GE Taps Asia, Renewables Growth
Makes Loan to Indonesia’s Biggest Geothermal Power Plant
JAKARTA, Indonesia--Wednesday, November 04, 2009-- Tapping into growth in Asia and in renewable energy, GE (NYSE: GE) unit GE Energy Financial Services announced today it has loaned US $50 million to Indonesia’s biggest geothermal power producer, a 220-megawatt emissions-free plant set in a volcanic region of tea and quinine plantations.
The loan for the Wayang Windu plant -- near the town of Pangalengan, 200 kms southeast of Jakarta – represents the first geothermal power investment by GE Energy Financial Services outside the United States, as well as the continued execution of its global growth strategy.
GE Energy Financial Services made the loan to a subsidiary of Star Energy, a privately held Indonesian energy developer, as it completed a turbine and steam feed project to double the plant’s power output. Further expansion is planned to help meet the power needs of Java, Madura and Bali. The power is sold into the state-owned power utility PLN’s West Java high voltage grid. GE Energy Financial Services joined a $282 million project finance loan that closed in 2007, with Standard Chartered Bank serving as the mandated lead arranger and facility agent.

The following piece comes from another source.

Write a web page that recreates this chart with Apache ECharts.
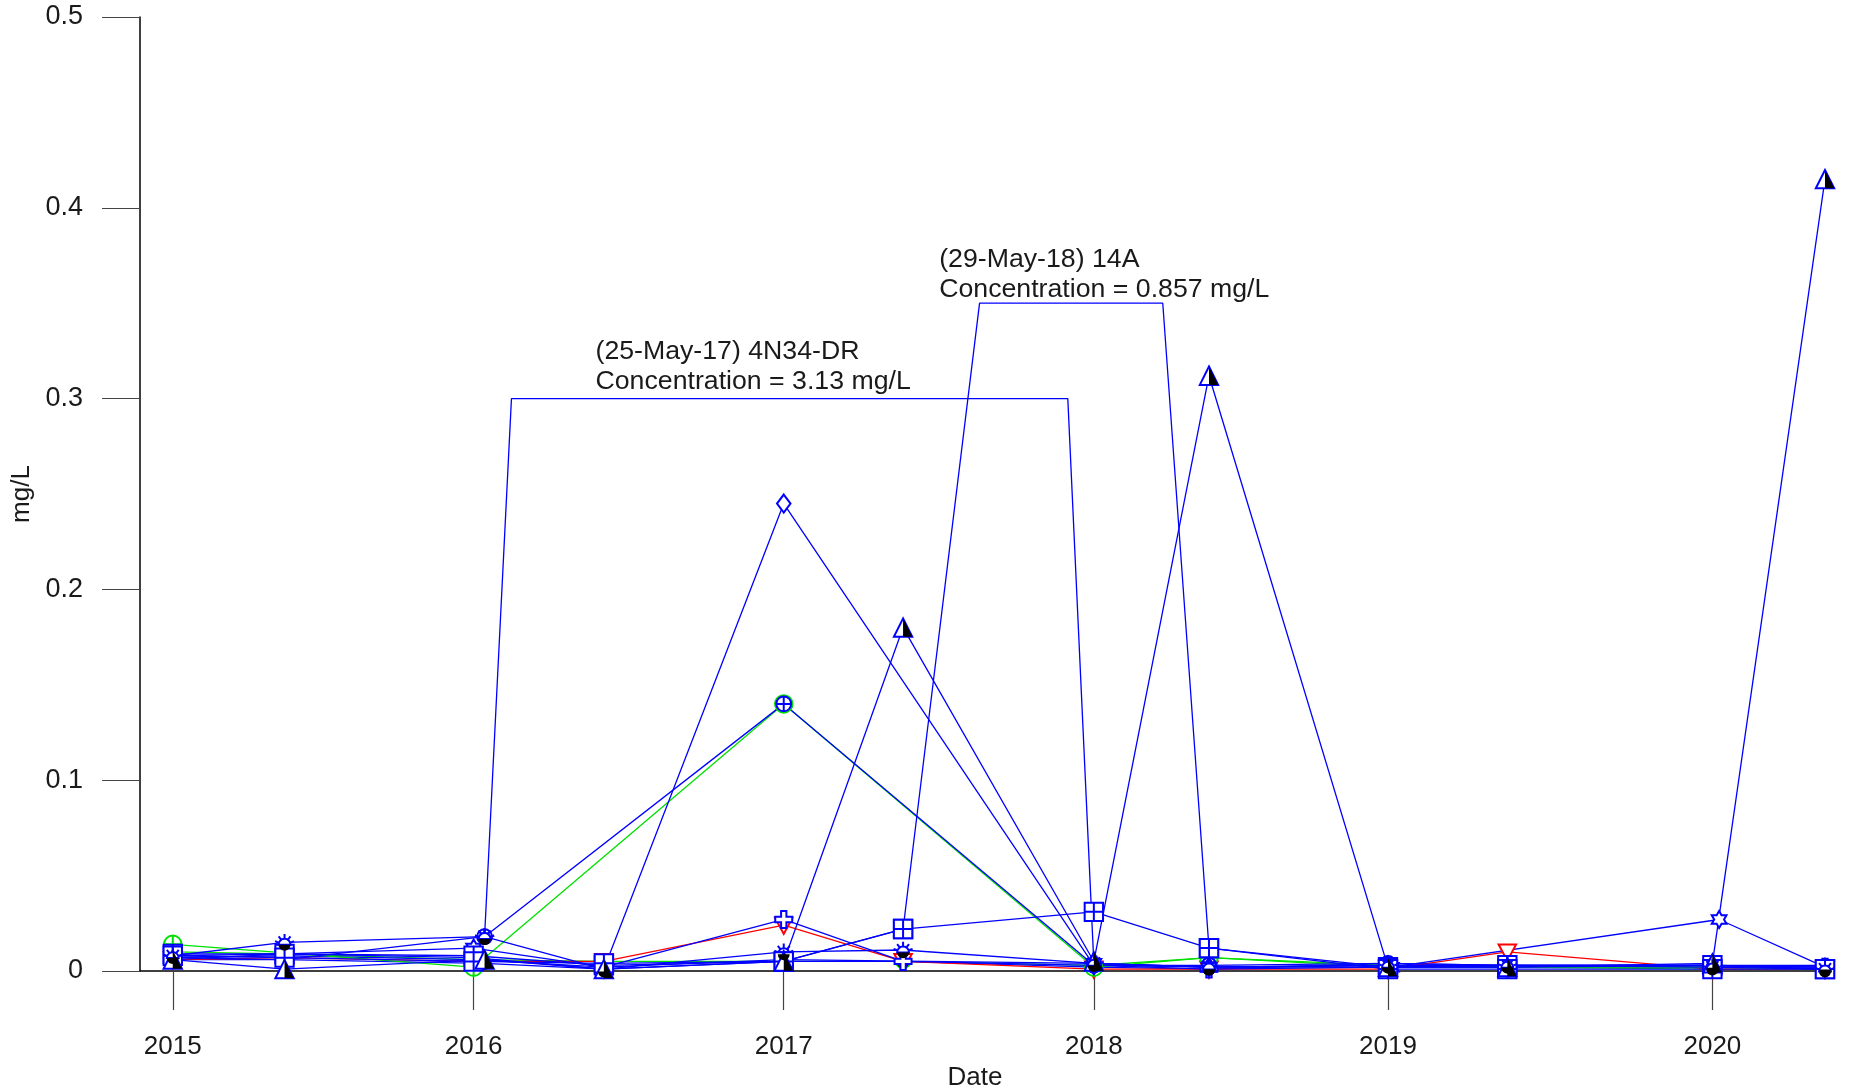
<!DOCTYPE html>
<html>
<head>
<meta charset="utf-8">
<script src="https://cdn.jsdelivr.net/npm/echarts@6/dist/echarts.min.js"></script>
<style>
html,body{margin:0;padding:0;background:#fff;}
#chart{width:1853px;height:1091px;}
</style>
</head>
<body>
<div id="chart"></div>
<script>
// ---------------- DATA ----------------
// sampling events (one value per event, null = not sampled)
const sampleDates = ['2015-05-29','2015-10-09','2016-05-21','2016-06-03','2016-10-23','2017-05-25','2017-10-14',
                     '2018-05-29','2018-10-13','2019-05-14','2019-05-18','2019-10-03','2020-06-03','2020-06-11','2020-10-15'];
// x-axis ticks sit on the spring sampling events, labelled with the year
const tickDates = ['2015-05-29','2016-05-21','2017-05-25','2018-05-29','2019-05-14','2020-06-03'];

// concentrations, mg/L
const w4N34DR  = [0.008,0.015,null,0.018,null,3.13,null,0.004,0.002,0.003,null,0.003,0.002,null,0.001];
const w14A     = [0.008,0.007,0.005,null,0.004,0.005,0.022,0.857,0.012,0.001,null,0.001,0.001,null,0.001];
const wBoxB    = [0.009,0.009,0.008,null,0.003,0.005,0.022,0.031,0.012,0.002,null,0.003,0.003,null,0.001];
const wTri     = [0.006,0.001,null,0.006,0.001,0.005,0.180,0.005,0.312,0.002,null,0.002,0.004,null,0.415];
const wRed     = [0.006,0.007,0.005,null,0.005,0.024,0.005,0.001,0.001,0.001,null,0.010,0.001,null,0.001];
const wCross   = [0.007,0.008,0.006,null,0.002,0.027,0.005,0.003,0.001,0.002,null,0.002,0.002,null,0.002];
const wDiamond = [0.008,0.009,0.007,null,0.001,0.245,null,0.003,0.002,0.003,null,0.002,0.003,null,0.001];
const wCircB   = [0.007,0.006,null,0.018,null,0.140,null,0.003,0.003,0.004,null,0.003,0.003,null,0.002];
const wCircG   = [0.014,null,0.002,null,null,0.140,null,0.002,0.007,0.003,null,0.002,0.002,null,0.001];
const wStar    = [0.006,0.009,0.012,null,0.002,0.006,null,0.004,0.002,null,0.002,null,null,0.027,0.002];
const wSun2    = [null,null,null,0.018,0.001,0.010,0.011,0.004,0.002,0.003,null,0.003,0.003,null,0.002];
const wDot     = [0.006,0.006,null,0.004,0.001,0.005,0.005,0.002,0.001,0.004,null,0.003,0.003,null,0.003];
const wGreen2  = [0.010,0.009,0.006,null,0.005,0.005,0.005,0.003,0.007,0.002,null,0.002,0.001,null,0.001];

// off-scale results shown as call-outs
const calloutWells     = ['4N34-DR','14A'];
const calloutDates     = ['2017-05-25','2018-05-29'];
const calloutDateText  = ['25-May-17','29-May-18'];
const calloutValues    = ['3.13','0.857'];
const calloutLevels    = [0.30, 0.35];
const calloutLegStart  = ['2016-07-05','2018-01-13'];
const calloutLegEnd    = ['2018-04-28','2018-08-19'];
const calloutTextDate  = ['2016-10-13','2017-11-26'];
const calloutTextLevel = [0.301, 0.349];

// ---------------- STYLE ----------------
const FONT = '"Liberation Sans", Arial, sans-serif';
const TXT = '#1a1a1a';
const BLUE = '#0000ff', RED = '#ff0000', GREEN = '#00e000', BLACK = '#000000';
const F = 'M0,0 L0,0 M16,16 L16,16 '; // common 16x16 frame
const P = s => 'path://' + F + s;
const SUN      = P('M3,10 A5,5 0 0 1 13,10 Z M8,1 L8,4.5 M3,3 L5,5.5 M13,3 L11,5.5 M0,7 L2.5,8 M16,7 L13.5,8');
const SUN_HALF = P('M3,10 A5,5 0 0 0 13,10 Z');
const TRI      = P('M8,1 L15,15 L1,15 Z');
const TRI_HALF = P('M8,1 L15,15 L8,15 Z');
const DIAMOND  = P('M8,0 L14,8 L8,16 L2,8 Z');
const BOXPLUS  = P('M1,1 L15,1 L15,15 L1,15 Z M8,1 L8,15 M1,8 L15,8');
const CIRCPLUS = P('M8,1 A7,7 0 1 1 7.99,1 Z M8,1 L8,15 M1,8 L15,8');
const CROSS    = P('M5.5,0 L10.5,0 L10.5,5.5 L16,5.5 L16,10.5 L10.5,10.5 L10.5,16 L5.5,16 L5.5,10.5 L0,10.5 L0,5.5 L5.5,5.5 Z');
const DOWNTRI  = P('M1,2 L15,2 L8,15 Z');
const STAR     = P('M8,0 L10.31,4 L14.93,4 L12.62,8 L14.93,12 L10.31,12 L8,16 L5.69,12 L1.07,12 L3.38,8 L1.07,4 L5.69,4 Z');
const DOT      = P('M8,3 A5,5 0 1 1 7.99,3 Z');

const wells = [
  {name:'wGreen2', vals:wGreen2, line:GREEN, sym:CIRCPLUS, fill:'#fff', stroke:GREEN, size:16},
  {name:'wDot',    vals:wDot,    line:BLUE,  sym:DOT,      fill:BLACK,  stroke:BLACK, size:18},
  {name:'wRed',    vals:wRed,    line:RED,   sym:DOWNTRI,  fill:'#fff', stroke:RED,   size:20},
  {name:'wCross',  vals:wCross,  line:BLUE,  sym:CROSS,    fill:'#fff', stroke:BLUE,  size:17},
  {name:'wCircG',  vals:wCircG,  line:GREEN, sym:CIRCPLUS, fill:'#fff', stroke:GREEN, size:20},
  {name:'wCircB',  vals:wCircB,  line:BLUE,  sym:CIRCPLUS, fill:'#fff', stroke:BLUE,  size:17},
  {name:'wDiamond',vals:wDiamond,line:BLUE,  sym:DIAMOND,  fill:'#fff', stroke:BLUE,  size:18},
  {name:'wSun2',   vals:wSun2,   line:BLUE,  sym:SUN,      fill:'#fff', stroke:BLUE,  size:19, half:SUN_HALF},
  {name:'wStar',   vals:wStar,   line:BLUE,  sym:STAR,     fill:'#fff', stroke:BLUE,  size:17},
  {name:'wBoxB',   vals:wBoxB,   line:BLUE,  sym:BOXPLUS,  fill:'#fff', stroke:BLUE,  size:21},
  {name:'14A',     vals:w14A,    line:BLUE,  sym:BOXPLUS,  fill:'#fff', stroke:BLUE,  size:21},
  {name:'wTri',    vals:wTri,    line:BLUE,  sym:TRI,      fill:'#fff', stroke:BLUE,  size:21, half:TRI_HALF},
  {name:'4N34-DR', vals:w4N34DR, line:BLUE,  sym:SUN,      fill:'#fff', stroke:BLUE,  size:19, half:SUN_HALF}
];

// ---------------- BUILD ----------------
const ts = d => Date.parse(d + 'T00:00:00Z');
const xMin = ts('2015-04-20'), xMax = ts('2020-10-15');

function linePoints(w) {
  const pts = [];
  const ci = calloutWells.indexOf(w.name);
  w.vals.forEach((v, i) => {
    if (v == null) return;
    if (ci >= 0 && sampleDates[i] === calloutDates[ci]) {
      pts.push([ts(calloutLegStart[ci]), calloutLevels[ci]]);
      pts.push([ts(calloutLegEnd[ci]), calloutLevels[ci]]);
    } else {
      pts.push([ts(sampleDates[i]), v]);
    }
  });
  return pts;
}
function markerPoints(w) {
  const pts = [];
  const ci = calloutWells.indexOf(w.name);
  w.vals.forEach((v, i) => {
    if (v == null) return;
    if (ci >= 0 && sampleDates[i] === calloutDates[ci]) return;
    pts.push([ts(sampleDates[i]), v]);
  });
  return pts;
}

const series = [];
wells.forEach(w => {
  series.push({
    type:'line', name:w.name, data:linePoints(w), showSymbol:false, clip:false, z:2,
    lineStyle:{color:w.line, width:1.3}, itemStyle:{color:w.line}, emphasis:{disabled:true}, silent:true
  });
});
wells.forEach(w => {
  series.push({
    type:'scatter', name:w.name + '-m', data:markerPoints(w), symbol:w.sym, symbolSize:w.size, clip:false, z:3,
    itemStyle:{color:w.fill, borderColor:w.stroke, borderWidth:2, opacity:1}, emphasis:{disabled:true}, silent:true
  });
  if (w.half) {
    series.push({
      type:'scatter', name:w.name + '-h', data:markerPoints(w), symbol:w.half, symbolSize:w.size, clip:false, z:4,
      itemStyle:{color:BLACK, borderWidth:0, opacity:1}, emphasis:{disabled:true}, silent:true
    });
  }
});

const chart = echarts.init(document.getElementById('chart'), null, {renderer:'canvas'});
const tickVals = tickDates.map(ts);
chart.setOption({
  animation:false,
  backgroundColor:'#ffffff',
  grid:{left:140, top:17, width:1685, height:954, containLabel:false, outerBoundsMode:'none'},
  xAxis:{
    type:'value', min:xMin, max:xMax,
    name:'Date', nameLocation:'middle', nameGap:93,
    nameTextStyle:{fontFamily:FONT, fontSize:26, color:TXT, padding:[0, 15, 0, 0]},
    axisLine:{show:true, onZero:false, lineStyle:{color:'#000', width:1.5}},
    axisTick:{show:true, length:39, customValues:tickVals, lineStyle:{color:'#444', width:1.2}},
    axisLabel:{show:true, customValues:tickVals, margin:63, fontFamily:FONT, fontSize:26, color:TXT,
      formatter:v => String(new Date(v).getUTCFullYear())},
    splitLine:{show:false}
  },
  yAxis:{
    type:'value', min:0, max:0.5, interval:0.1,
    name:'mg/L', nameLocation:'middle', nameGap:95, nameRotate:90,
    nameTextStyle:{fontFamily:FONT, fontSize:26, color:TXT},
    axisLine:{show:true, lineStyle:{color:'#000', width:1.5}},
    axisTick:{show:true, length:38, lineStyle:{color:'#444', width:1.2}},
    axisLabel:{margin:57, fontFamily:FONT, fontSize:27, color:TXT},
    splitLine:{show:false}
  },
  series:series
});

// call-out text placed in data coordinates
const graphics = calloutWells.map((w, i) => {
  const p = chart.convertToPixel({gridIndex:0}, [ts(calloutTextDate[i]), calloutTextLevel[i]]);
  return {
    type:'text', x:p[0], y:p[1], silent:true, z:10,
    style:{text:'(' + calloutDateText[i] + ') ' + w + '\nConcentration = ' + calloutValues[i] + ' mg/L',
      fontFamily:FONT, fontSize:26.7, fill:TXT, align:'left', verticalAlign:'bottom', lineHeight:30}
  };
});
chart.setOption({graphic:graphics});
</script>
</body>
</html>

“The Wayang Windu project is ideal as GE Energy Financial Services’ first investment in the Indonesian energy sector in a decade,” said James Berner, the Singapore-based head of Asia at GE Energy Financial Services. “It illustrates two strategic themes for GE: the rise of Indonesia and the growth of renewable energy in our ecomagination program.”
The plant, named for Mt. Wayang and Mt. Windu in the highlands of West Java, provides clean, baseload power, avoiding 1.2 million tonnes per year of greenhouse gas emissions (CO2 equivalent).
Wayang Windu taps into naturally occurring underground pockets of steam and hot water, with wells as deep as 3 kms. The geothermal fluid is brought to the surface, where it passes at high pressure through a conventional steam turbine generator to produce electricity and is re-injected into the geologic formation. Positioned on the volcanic “Ring of Fire” that circles the Pacific Ocean, Indonesia hosts an abundant source of clean, sustainable geothermal energy to complement its immense hydrocarbon and coal reserves. Indonesia has one of the biggest geothermal resource potentials in the world, estimated at 27,510 megawatts, but with a total capacity of 1,052 megawatts, less than 5 percent of this potential has been developed. The government aims to install 9,500 megawatts of geothermal generating capacity by 2025, accounting for 6 percent of the country’s energy consumption.
GE has invested $1.2 billion in Indonesia, where it began operations in 1940.